The General Services Administration this week took action which it hopes will eventually blunt the determined community opposition that has held up construction of the Kennedy Library for almost ten years.

Dan H. Fenn '44, director of the library, asked GSA officials in Washington whether the library could make in-lieu-of-tax payments to Cambridge. The provisional answer: Not without a special congressional act.

Fenn persisted, however, and has asked the GSA to reopen the examination and expand it to consider whether the library can make payments from the museum's admission and sales desk revenues.

If the GSA finds the power to disburse in-lieu payments, Fenn's bargaining position with Cambridge will be greatly strengthened.

An approval would give him the ability to offer the city cold cash as compensation for the possible environmental problems connected to the library.

But Fenn wasn't the only official working this week to get the project moving.
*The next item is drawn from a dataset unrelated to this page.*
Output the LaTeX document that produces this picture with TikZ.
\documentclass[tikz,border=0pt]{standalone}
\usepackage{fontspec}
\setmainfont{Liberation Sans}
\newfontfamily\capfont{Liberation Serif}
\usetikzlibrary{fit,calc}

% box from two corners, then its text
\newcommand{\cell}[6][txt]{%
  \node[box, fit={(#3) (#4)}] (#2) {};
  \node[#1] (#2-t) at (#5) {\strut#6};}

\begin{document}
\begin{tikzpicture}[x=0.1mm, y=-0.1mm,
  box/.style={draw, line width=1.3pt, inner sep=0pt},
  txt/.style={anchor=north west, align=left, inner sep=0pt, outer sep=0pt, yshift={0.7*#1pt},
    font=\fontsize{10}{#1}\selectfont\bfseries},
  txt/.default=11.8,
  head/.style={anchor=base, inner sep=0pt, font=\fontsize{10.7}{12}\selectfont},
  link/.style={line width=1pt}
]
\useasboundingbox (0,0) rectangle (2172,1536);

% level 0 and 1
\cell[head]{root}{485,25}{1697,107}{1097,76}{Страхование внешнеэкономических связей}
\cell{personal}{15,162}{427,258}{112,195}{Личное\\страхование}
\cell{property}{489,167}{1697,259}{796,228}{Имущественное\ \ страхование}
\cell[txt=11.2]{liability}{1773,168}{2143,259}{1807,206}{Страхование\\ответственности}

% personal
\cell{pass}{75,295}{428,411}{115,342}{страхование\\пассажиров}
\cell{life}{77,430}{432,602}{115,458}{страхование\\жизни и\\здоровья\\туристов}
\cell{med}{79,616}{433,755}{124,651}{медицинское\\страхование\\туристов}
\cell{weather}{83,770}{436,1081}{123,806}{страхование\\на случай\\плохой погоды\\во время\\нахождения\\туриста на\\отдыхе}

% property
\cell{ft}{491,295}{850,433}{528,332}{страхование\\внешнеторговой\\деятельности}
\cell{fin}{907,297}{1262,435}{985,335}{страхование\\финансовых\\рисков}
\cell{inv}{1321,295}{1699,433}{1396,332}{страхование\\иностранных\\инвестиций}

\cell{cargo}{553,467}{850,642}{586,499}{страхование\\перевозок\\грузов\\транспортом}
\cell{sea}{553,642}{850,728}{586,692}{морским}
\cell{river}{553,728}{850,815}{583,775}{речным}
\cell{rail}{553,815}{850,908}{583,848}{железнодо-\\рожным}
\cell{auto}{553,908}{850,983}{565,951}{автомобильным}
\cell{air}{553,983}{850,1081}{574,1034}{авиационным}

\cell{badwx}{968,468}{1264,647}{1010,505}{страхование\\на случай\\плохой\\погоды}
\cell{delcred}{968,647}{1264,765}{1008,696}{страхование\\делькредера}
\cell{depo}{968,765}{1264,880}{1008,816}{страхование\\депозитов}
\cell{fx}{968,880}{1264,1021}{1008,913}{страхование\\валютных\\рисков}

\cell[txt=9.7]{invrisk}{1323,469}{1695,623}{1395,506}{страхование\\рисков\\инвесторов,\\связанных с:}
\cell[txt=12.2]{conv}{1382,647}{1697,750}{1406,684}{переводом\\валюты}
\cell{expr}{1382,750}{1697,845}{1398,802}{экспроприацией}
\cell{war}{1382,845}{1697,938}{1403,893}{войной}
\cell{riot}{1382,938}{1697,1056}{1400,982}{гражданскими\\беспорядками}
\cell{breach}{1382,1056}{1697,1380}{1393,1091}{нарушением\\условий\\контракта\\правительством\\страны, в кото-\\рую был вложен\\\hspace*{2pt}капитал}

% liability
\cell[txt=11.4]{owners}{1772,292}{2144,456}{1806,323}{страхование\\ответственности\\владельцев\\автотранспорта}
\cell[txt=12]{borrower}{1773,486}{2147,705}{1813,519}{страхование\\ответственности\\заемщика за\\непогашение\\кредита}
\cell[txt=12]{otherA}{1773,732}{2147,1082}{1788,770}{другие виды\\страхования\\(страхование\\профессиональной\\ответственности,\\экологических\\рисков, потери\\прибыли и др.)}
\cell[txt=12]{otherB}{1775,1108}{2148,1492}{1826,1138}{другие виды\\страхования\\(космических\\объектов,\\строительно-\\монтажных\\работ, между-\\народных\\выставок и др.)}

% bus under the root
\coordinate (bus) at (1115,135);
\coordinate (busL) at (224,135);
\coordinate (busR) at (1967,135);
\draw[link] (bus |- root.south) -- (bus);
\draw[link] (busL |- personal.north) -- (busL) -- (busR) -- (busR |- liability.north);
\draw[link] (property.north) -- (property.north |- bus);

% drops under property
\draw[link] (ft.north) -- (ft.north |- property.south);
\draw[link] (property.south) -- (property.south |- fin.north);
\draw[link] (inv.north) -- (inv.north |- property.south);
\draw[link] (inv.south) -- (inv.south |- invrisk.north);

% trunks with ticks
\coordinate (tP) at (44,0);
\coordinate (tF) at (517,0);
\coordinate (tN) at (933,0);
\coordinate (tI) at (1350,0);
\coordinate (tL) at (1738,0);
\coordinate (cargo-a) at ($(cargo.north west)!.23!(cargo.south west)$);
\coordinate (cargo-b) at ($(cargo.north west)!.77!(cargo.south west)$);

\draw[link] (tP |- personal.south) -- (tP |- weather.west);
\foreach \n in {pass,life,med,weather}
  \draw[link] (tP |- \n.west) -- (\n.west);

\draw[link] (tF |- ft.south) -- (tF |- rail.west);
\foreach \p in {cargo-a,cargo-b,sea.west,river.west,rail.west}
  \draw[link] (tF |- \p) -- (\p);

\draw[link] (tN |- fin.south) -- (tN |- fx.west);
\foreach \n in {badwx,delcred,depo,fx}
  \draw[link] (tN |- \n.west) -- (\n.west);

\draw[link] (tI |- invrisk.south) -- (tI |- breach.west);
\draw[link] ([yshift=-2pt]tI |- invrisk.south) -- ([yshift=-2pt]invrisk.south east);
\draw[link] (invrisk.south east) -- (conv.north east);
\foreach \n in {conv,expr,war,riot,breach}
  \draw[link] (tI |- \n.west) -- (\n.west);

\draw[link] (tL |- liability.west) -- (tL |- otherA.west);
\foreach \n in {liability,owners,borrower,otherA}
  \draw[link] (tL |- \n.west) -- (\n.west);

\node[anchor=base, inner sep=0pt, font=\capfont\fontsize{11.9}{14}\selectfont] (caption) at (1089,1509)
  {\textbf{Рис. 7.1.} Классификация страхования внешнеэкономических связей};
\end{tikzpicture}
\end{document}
The GSA, which will become owner of the library after the Kennedy Corporation completes construction, assisted C.E. Maguire, its newly appointed consultant firm to Harting to prepare an environmental impact statement for the project.
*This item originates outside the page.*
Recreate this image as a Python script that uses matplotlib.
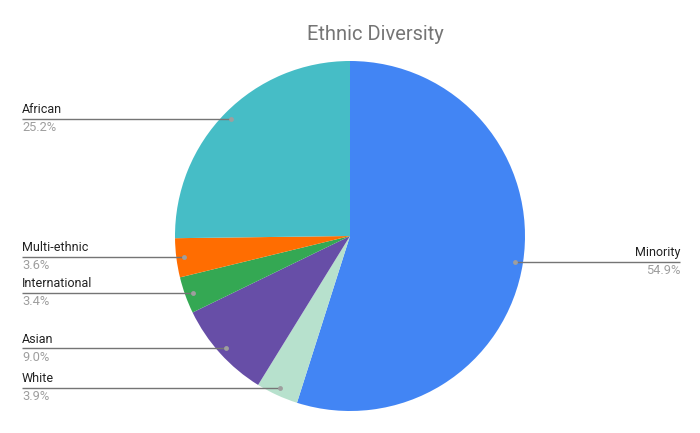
import numpy as np
import matplotlib.pyplot as plt

plt.rcParams['font.family'] = ['Roboto', 'DejaVu Sans']

groups = ['Minority', 'White', 'Asian', 'International', 'Multi-ethnic', 'African']
shares = [54.9, 3.9, 9.0, 3.4, 3.6, 25.2]
colors = ['#4285F4', '#B7E1CD', '#674EA7', '#34A853', '#FF6D01', '#46BDC6']


def main():
    fig = plt.figure(figsize=(7, 4.33), dpi=100)
    ax = fig.add_axes([0, 0, 1, 1])

    cx, cy, r = 350, 433 - 236, 175
    wedges, _ = ax.pie(shares, colors=colors, startangle=90, counterclock=False,
                       center=(cx, cy), radius=r,
                       wedgeprops=dict(linewidth=0))

    total = sum(shares)
    start = 90.0
    for name, val in zip(groups, shares):
        span = val / total * 360
        mid = np.radians(start - span / 2)
        start -= span
        px = cx + 0.955 * r * np.cos(mid)
        py = cy + 0.955 * r * np.sin(mid)
        if px > cx:
            x0, x1, xt, ha = px, 680, 680, 'right'
        else:
            x0, x1, xt, ha = 22, px, 22, 'left'
        ax.plot([x0, x1], [py, py], color='#757575', lw=1, solid_capstyle='butt')
        ax.plot(px, py, 'o', color='#9e9e9e', ms=3.5, mec='none')
        ax.text(xt, py + 2.5, name, ha=ha, va='bottom', fontsize=9, color='#222222')
        ax.text(xt, py - 2.5, f'{val:.1f}%', ha=ha, va='top', fontsize=9.3, color='#9e9e9e')

    ax.set_xlim(0, 700)
    ax.set_ylim(0, 433)
    ax.set_aspect('equal')
    ax.axis('off')
    fig.text(375 / 700, 1 - 35 / 433, 'Ethnic Diversity', ha='center', va='center',
             fontsize=14.5, color='#757575')
    fig.savefig('out.png', dpi=100, facecolor='white')


if __name__ == '__main__':
    main()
Robert Griffin, a GSA special administrator, visited Cambridge and met with officials from Maguire, the city and Harvard to "open up the relationship" with the new participant in the controversy--Maguire--and the nexus of organizations involved with the project.

The reaction of Cambridge civic groups to the appointment of Maguire has been mild. No one from Oliver Brooks, chairman of the Harvard Square Task Force, to Saundra Graham, the usually provocative city councilwoman, had even heard the firm's name before the GSA announcement.

Brooks said that he, like everyone else, was trying to gather information on Maguire's record and would wait to see what the firm does before making any judgments.

The GSA also released the list of firms who had been competing for the project, including the impressive Arthur D. Little Inc. Griffin commented the selection was made on a purely competitive basis, without consultation with or political maneuvering by the Kennedy Library Corporation.

Preparation of the statement is now underway, and the Kennedy Corporation officials hope the study will give their project a clean bill of health for Cambridge.

Even if the Maguire report doesn't totally blunt the opposition, perhaps in-lieu-of-tax payments can be used to make the library somewhat more acceptable to the community.